A let-down for NZ families and businesses
New Zealanders have been given a history lesson rather than a look at the future in this Budget, Acting Leader of the Opposition Wyatt Creech said today.
"I feel genuinely sorry for all the families and businesses who were expecting this Budget to deliver a change.
"A lot of New Zealanders had high hopes for this Government, and the 2000 Budget was the place to deliver them.
"Instead of a time for a change, they have been short-changed with a hotchpotch of old ideas that won't mean anything for the great mass of middle New Zealanders.
"The gap-closing promised in the Budget has turned out to be no more than a scattergun of existing ideas.
"In core social areas such as health and education, there's nowhere near as much money as Labour led people to believe. Annette King in particular, has drastically short-changed the health sector.
"After the high expectations Labour set up, this turns out to be a Budget of gaps.
"Sure there are some hand-outs and lolly-scrambles, but there's nothing here that shows ordinary New Zealanders that their prospects are going to improve.
"The business verdict on the Budget has been clear for some time: the Labour Alliance Government had so severely alienated the wealth producers of this country that they had to pull something big out of the hat.
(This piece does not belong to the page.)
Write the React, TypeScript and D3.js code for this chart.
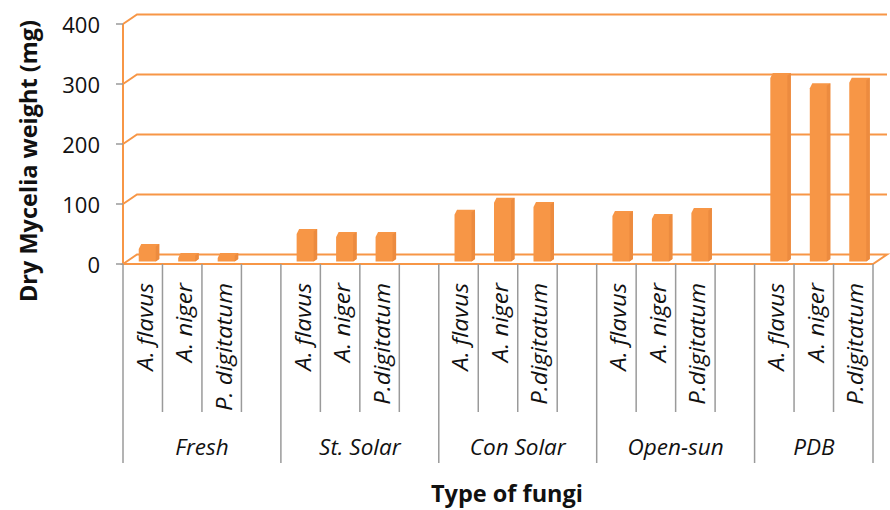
import React, { useEffect, useRef } from 'react';
import * as d3 from 'd3';

// categories (blank slot between groups, as in the original sheet)
const groups = ['Fresh', 'St. Solar', 'Con Solar', 'Open-sun', 'PDB'];
const fungi = ['A. flavus', 'A. niger', 'P. digitatum'];
const fungiAlt = ['A. flavus', 'A. niger', 'P.digitatum'];

// dry mycelia weight (mg) per group, order = fungi
const fresh = [25, 10, 10];
const stSolar = [50, 45, 45];
const conSolar = [82, 102, 95];
const openSun = [80, 75, 85];
const pdb = [310, 293, 302];

const yTicks = [0, 100, 200, 300, 400];

const ORANGE = '#f79646';
const GRAY = '#9a9a9a';
const FONT = '"Open Sans", "Noto Sans", sans-serif';

const App: React.FC = () => {
  const svgRef = useRef<SVGSVGElement>(null);

  useEffect(() => {
    document.body.style.margin = '0';
    if (!svgRef.current) return;
    const svg = d3.select(svgRef.current);
    svg.selectAll('*').remove();

    const values = [fresh, stSolar, conSolar, openSun, pdb];
    type Slot = { key: string; group: number; idx: number; label: string; value: number | null };
    const slots: Slot[] = [];
    groups.forEach((g, gi) => {
      fungi.forEach((f, fi) => {
        slots.push({
          key: `${gi}-${fi}`,
          group: gi,
          idx: fi,
          label: gi === 0 ? f : fungiAlt[fi],
          value: values[gi][fi],
        });
      });
      if (gi < groups.length - 1) slots.push({ key: `${gi}-blank`, group: gi, idx: 3, label: '', value: null });
    });

    const x0 = 123, x1 = 873;
    const floorY = 264;
    const dx = 14, dy = -9.5; // depth offset of the back wall

    const x = d3.scaleBand<string>().domain(slots.map(s => s.key)).range([x0, x1]).padding(0);
    const y = d3.scaleLinear().domain([0, 400]).range([floorY, 24]);

    // gridlines (front corner -> back wall -> across)
    const grid = svg.append('g').attr('fill', 'none').attr('stroke', ORANGE).attr('stroke-width', 2);
    yTicks.filter(t => t > 0).forEach(t => {
      grid.append('path')
        .attr('d', `M${x0},${y(t)} L${x0 + dx},${y(t) + dy} L${x1 + dx},${y(t) + dy}`);
    });
    // floor
    grid.append('path')
      .attr('d', `M${x0},${floorY} L${x0 + dx},${floorY + dy} L${x1 + dx},${floorY + dy} L${x1},${floorY} Z`);
    // value axis line
    grid.append('line').attr('x1', x0).attr('x2', x0).attr('y1', y(400)).attr('y2', floorY);

    // y tick marks + labels
    const yAxis = svg.append('g');
    yTicks.forEach(t => {
      yAxis.append('line')
        .attr('x1', x0 - 7).attr('x2', x0).attr('y1', y(t)).attr('y2', y(t))
        .attr('stroke', GRAY).attr('stroke-width', 1.5);
      yAxis.append('text')
        .attr('x', x0 - 23).attr('y', y(t))
        .attr('text-anchor', 'end').attr('dominant-baseline', 'central')
        .attr('font-family', FONT).attr('font-size', 22).attr('fill', '#111')
        .text(t);
    });

    // bars
    const bd = 3.5, bh = -2.5; // bar depth offsets
    const base = floorY - 2.5;
    const yb = d3.scaleLinear().domain([0, 100]).range([base, base - 60]);
    const bw = 17;
    const bars = svg.append('g').attr('fill', ORANGE);
    slots.filter(s => s.value !== null).forEach(s => {
      const cx = (x(s.key) || 0) + x.bandwidth() / 2;
      const bx = cx - 4;
      const top = yb(s.value as number);
      const c = 2.5;
      bars.append('path')
        .attr('d', `M${bx},${base} L${bx},${top + c} L${bx + c},${top + bh} L${bx + bw + bd},${top + bh} ` +
          `L${bx + bw + bd},${base + bh} L${bx + bw},${base} Z`);
      bars.append('path')
        .attr('fill', '#ec8b3f')
        .attr('d', `M${bx + bw},${top} L${bx + bw + bd},${top + bh} L${bx + bw + bd},${base + bh} L${bx + bw},${base} Z`);
    });

    // category axis: slot separators
    const cat = svg.append('g').attr('stroke', GRAY).attr('stroke-width', 1.5);
    slots.forEach((s, i) => {
      const xl = x(s.key) || 0;
      const long = i === 0 || s.idx === 0;
      cat.append('line').attr('x1', xl).attr('x2', xl).attr('y1', floorY).attr('y2', long ? 463 : 412);
    });
    cat.append('line').attr('x1', x1).attr('x2', x1).attr('y1', floorY).attr('y2', 463);

    // fungus labels (stretched a little along the reading direction like the source)
    const lbl = svg.append('g').attr('font-family', FONT).attr('font-style', 'italic').attr('fill', '#111');
    slots.filter(s => s.label).forEach(s => {
      const cx = (x(s.key) || 0) + x.bandwidth() / 2 + 2;
      lbl.append('text')
        .attr('transform', `translate(${cx},283) rotate(-90) scale(1.14,1)`)
        .attr('text-anchor', 'end').attr('dominant-baseline', 'central')
        .attr('font-size', 21)
        .text(s.label);
    });

    // group labels
    groups.forEach((g, gi) => {
      const inGroup = slots.filter(s => s.group === gi);
      const a = x(inGroup[0].key) || 0;
      const b = (x(inGroup[inGroup.length - 1].key) || 0) + x.bandwidth();
      lbl.append('text')
        .attr('x', (a + b) / 2).attr('y', 455)
        .attr('text-anchor', 'middle')
        .attr('font-size', 22.5)
        .text(g);
    });

    // axis titles
    svg.append('text')
      .attr('transform', `translate(28,161) rotate(-90)`)
      .attr('text-anchor', 'middle').attr('dominant-baseline', 'central')
      .attr('font-family', FONT).attr('font-weight', 700).attr('font-size', 23.5).attr('fill', '#111')
      .text('Dry Mycelia weight (mg)');
    svg.append('text')
      .attr('x', 507).attr('y', 502)
      .attr('text-anchor', 'middle')
      .attr('font-family', FONT).attr('font-weight', 700).attr('font-size', 23.5).attr('fill', '#111')
      .text('Type of fungi');
  }, []);

  return (
    <div style={{ width: 890, height: 510, background: '#fff' }}>
      <svg ref={svgRef} width={890} height={510} style={{ display: 'block' }} />
    </div>
  );
};

export default App;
"They haven't done that, and businesses now know they are on their own. They'll have to carry on working for New Zealand despite the Government, not with it.
"More tragically, most of the people who thought they would get a lift out of this Budget have been let down.
"Some special cases and causes get attention, but there's nothing here at all for all the New Zealand families who have found themselves worse off, not better, in the new millennium.
"That's a big disappointment for New Zealand.
"It's also an opportunity for National. We're well down the track of developing own new policies. Because Dr Cullen has looked backwards for inspiration, he's left miles of clear air for us to develop policies to really make a difference for middle New Zealanders," Mr Creech said.